Practice Area
Construction & Infrastructure Law
Overview
Construction and infrastructure projects generate a distinctive category of legal disputes — claims for delay, cost overruns, variations, and defects that are technically complex, contractually specific, and often involve multiple parties simultaneously. The legal framework governing these disputes is shaped by the contract itself: the conditions of contract, the dispute resolution clause, and the notice provisions that determine whether a claim can be pursued at all.
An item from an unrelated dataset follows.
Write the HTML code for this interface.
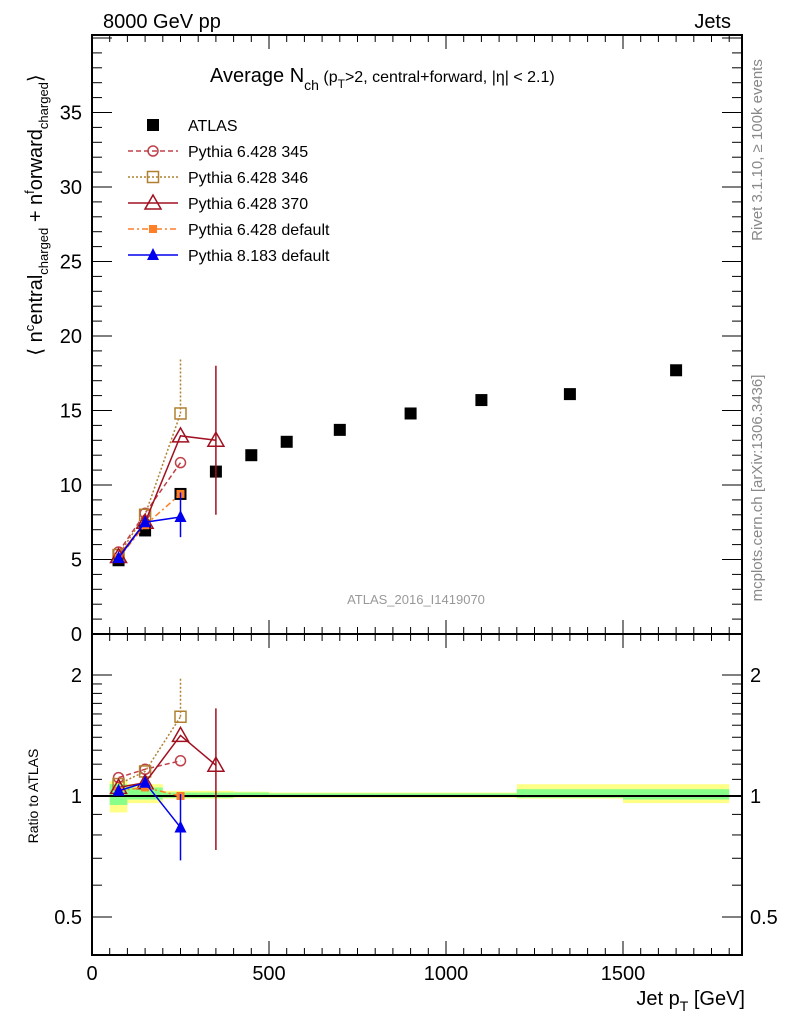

Corpus Lawyers advises owners, contractors, sub-contractors, and lenders on construction contracts, project disputes, and infrastructure regulatory matters.
EPC and Construction Contract Drafting
Drafting and negotiation of engineering, procurement, and construction contracts (EPC), build-operate-transfer agreements, construction management contracts, and sub-contracts — covering delay and disruption provisions, variation mechanisms, performance security, and dispute resolution clauses.
Construction Dispute Claims
Preparation and prosecution of delay claims, extension of time claims, loss and expense claims, and variation claims in construction disputes — including analysis of critical path methodology, programme analysis, and quantum of disruption damages.
Contractor and Sub-Contractor Disputes
Representation of contractors and sub-contractors in disputes with employers, including enforcement of payment claims, defence of performance bond encashments, and recovery of retention money withheld beyond contractual entitlement.
Infrastructure Project Advisory
Advisory on regulatory approvals, land acquisition compliance, environmental clearances, and sectoral regulatory requirements for infrastructure projects in roads, power, ports, and urban development.
Arbitration of Construction Disputes
Representation in arbitration of construction and infrastructure disputes — including claims under standard form contracts (FIDIC, NEC, GCC), management of expert evidence, and strategy for complex multi-party arbitrations.